▶ **Data provided**
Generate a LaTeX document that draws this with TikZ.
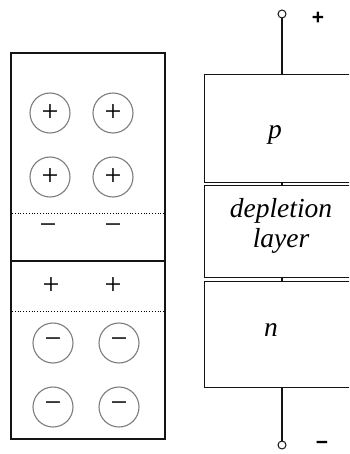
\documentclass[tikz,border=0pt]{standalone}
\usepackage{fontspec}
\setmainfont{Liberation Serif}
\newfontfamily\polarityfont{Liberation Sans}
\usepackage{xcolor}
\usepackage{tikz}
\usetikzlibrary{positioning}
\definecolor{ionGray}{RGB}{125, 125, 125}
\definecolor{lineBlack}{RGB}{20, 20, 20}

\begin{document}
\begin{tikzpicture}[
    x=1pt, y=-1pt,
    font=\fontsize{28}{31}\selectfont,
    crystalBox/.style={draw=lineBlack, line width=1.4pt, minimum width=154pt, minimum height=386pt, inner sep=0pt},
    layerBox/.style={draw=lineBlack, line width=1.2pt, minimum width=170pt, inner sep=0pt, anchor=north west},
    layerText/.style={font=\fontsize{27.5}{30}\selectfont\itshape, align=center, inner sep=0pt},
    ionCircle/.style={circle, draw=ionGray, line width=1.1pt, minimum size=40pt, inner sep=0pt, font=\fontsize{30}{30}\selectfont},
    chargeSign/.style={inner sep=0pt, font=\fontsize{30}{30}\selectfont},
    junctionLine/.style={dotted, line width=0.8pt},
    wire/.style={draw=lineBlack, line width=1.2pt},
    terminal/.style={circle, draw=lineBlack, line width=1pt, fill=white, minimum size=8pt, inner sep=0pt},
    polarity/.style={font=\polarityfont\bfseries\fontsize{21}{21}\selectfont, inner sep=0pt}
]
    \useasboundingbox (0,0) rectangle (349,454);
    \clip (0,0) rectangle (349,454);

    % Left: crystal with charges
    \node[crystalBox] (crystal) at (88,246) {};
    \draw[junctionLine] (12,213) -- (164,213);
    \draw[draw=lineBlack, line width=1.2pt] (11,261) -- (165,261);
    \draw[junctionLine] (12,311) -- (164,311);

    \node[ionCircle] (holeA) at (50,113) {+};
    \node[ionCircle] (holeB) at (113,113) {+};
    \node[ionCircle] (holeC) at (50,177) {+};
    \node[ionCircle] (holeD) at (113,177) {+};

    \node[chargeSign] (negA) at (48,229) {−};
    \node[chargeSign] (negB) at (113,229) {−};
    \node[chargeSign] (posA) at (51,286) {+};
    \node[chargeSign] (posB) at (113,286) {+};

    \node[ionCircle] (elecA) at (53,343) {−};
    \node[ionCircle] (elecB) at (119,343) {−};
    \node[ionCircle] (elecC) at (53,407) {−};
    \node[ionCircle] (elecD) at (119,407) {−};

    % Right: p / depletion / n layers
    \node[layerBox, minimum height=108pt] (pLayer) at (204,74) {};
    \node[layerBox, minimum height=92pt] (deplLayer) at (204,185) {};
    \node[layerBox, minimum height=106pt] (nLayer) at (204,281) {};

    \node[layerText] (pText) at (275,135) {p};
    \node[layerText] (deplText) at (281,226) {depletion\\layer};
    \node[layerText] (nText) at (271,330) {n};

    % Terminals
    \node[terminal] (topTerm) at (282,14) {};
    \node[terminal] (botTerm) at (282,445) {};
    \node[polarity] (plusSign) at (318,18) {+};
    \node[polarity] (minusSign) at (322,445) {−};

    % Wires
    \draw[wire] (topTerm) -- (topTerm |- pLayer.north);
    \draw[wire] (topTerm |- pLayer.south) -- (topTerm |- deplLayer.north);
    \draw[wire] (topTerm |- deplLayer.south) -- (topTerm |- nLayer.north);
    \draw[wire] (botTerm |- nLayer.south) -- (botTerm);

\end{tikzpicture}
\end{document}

▶ **What you are asked to do**
Set the listing down in full and exactly. Pictures within it should not appear in the copy.

▶ **Completed task**
Generate a LaTeX document that draws this with TikZ.
\documentclass[tikz,border=0pt]{standalone}
\usepackage{fontspec}
\setmainfont{Liberation Serif}
\newfontfamily\polarityfont{Liberation Sans}
\usepackage{xcolor}
\usepackage{tikz}
\usetikzlibrary{positioning}
\definecolor{ionGray}{RGB}{125, 125, 125}
\definecolor{lineBlack}{RGB}{20, 20, 20}

\begin{document}
\begin{tikzpicture}[
    x=1pt, y=-1pt,
    font=\fontsize{28}{31}\selectfont,
    crystalBox/.style={draw=lineBlack, line width=1.4pt, minimum width=154pt, minimum height=386pt, inner sep=0pt},
    layerBox/.style={draw=lineBlack, line width=1.2pt, minimum width=170pt, inner sep=0pt, anchor=north west},
    layerText/.style={font=\fontsize{27.5}{30}\selectfont\itshape, align=center, inner sep=0pt},
    ionCircle/.style={circle, draw=ionGray, line width=1.1pt, minimum size=40pt, inner sep=0pt, font=\fontsize{30}{30}\selectfont},
    chargeSign/.style={inner sep=0pt, font=\fontsize{30}{30}\selectfont},
    junctionLine/.style={dotted, line width=0.8pt},
    wire/.style={draw=lineBlack, line width=1.2pt},
    terminal/.style={circle, draw=lineBlack, line width=1pt, fill=white, minimum size=8pt, inner sep=0pt},
    polarity/.style={font=\polarityfont\bfseries\fontsize{21}{21}\selectfont, inner sep=0pt}
]
    \useasboundingbox (0,0) rectangle (349,454);
    \clip (0,0) rectangle (349,454);

    % Left: crystal with charges
    \node[crystalBox] (crystal) at (88,246) {};
    \draw[junctionLine] (12,213) -- (164,213);
    \draw[draw=lineBlack, line width=1.2pt] (11,261) -- (165,261);
    \draw[junctionLine] (12,311) -- (164,311);

    \node[ionCircle] (holeA) at (50,113) {+};
    \node[ionCircle] (holeB) at (113,113) {+};
    \node[ionCircle] (holeC) at (50,177) {+};
    \node[ionCircle] (holeD) at (113,177) {+};

    \node[chargeSign] (negA) at (48,229) {−};
    \node[chargeSign] (negB) at (113,229) {−};
    \node[chargeSign] (posA) at (51,286) {+};
    \node[chargeSign] (posB) at (113,286) {+};

    \node[ionCircle] (elecA) at (53,343) {−};
    \node[ionCircle] (elecB) at (119,343) {−};
    \node[ionCircle] (elecC) at (53,407) {−};
    \node[ionCircle] (elecD) at (119,407) {−};

    % Right: p / depletion / n layers
    \node[layerBox, minimum height=108pt] (pLayer) at (204,74) {};
    \node[layerBox, minimum height=92pt] (deplLayer) at (204,185) {};
    \node[layerBox, minimum height=106pt] (nLayer) at (204,281) {};

    \node[layerText] (pText) at (275,135) {p};
    \node[layerText] (deplText) at (281,226) {depletion\\layer};
    \node[layerText] (nText) at (271,330) {n};

    % Terminals
    \node[terminal] (topTerm) at (282,14) {};
    \node[terminal] (botTerm) at (282,445) {};
    \node[polarity] (plusSign) at (318,18) {+};
    \node[polarity] (minusSign) at (322,445) {−};

    % Wires
    \draw[wire] (topTerm) -- (topTerm |- pLayer.north);
    \draw[wire] (topTerm |- pLayer.south) -- (topTerm |- deplLayer.north);
    \draw[wire] (topTerm |- deplLayer.south) -- (topTerm |- nLayer.north);
    \draw[wire] (botTerm |- nLayer.south) -- (botTerm);

\end{tikzpicture}
\end{document}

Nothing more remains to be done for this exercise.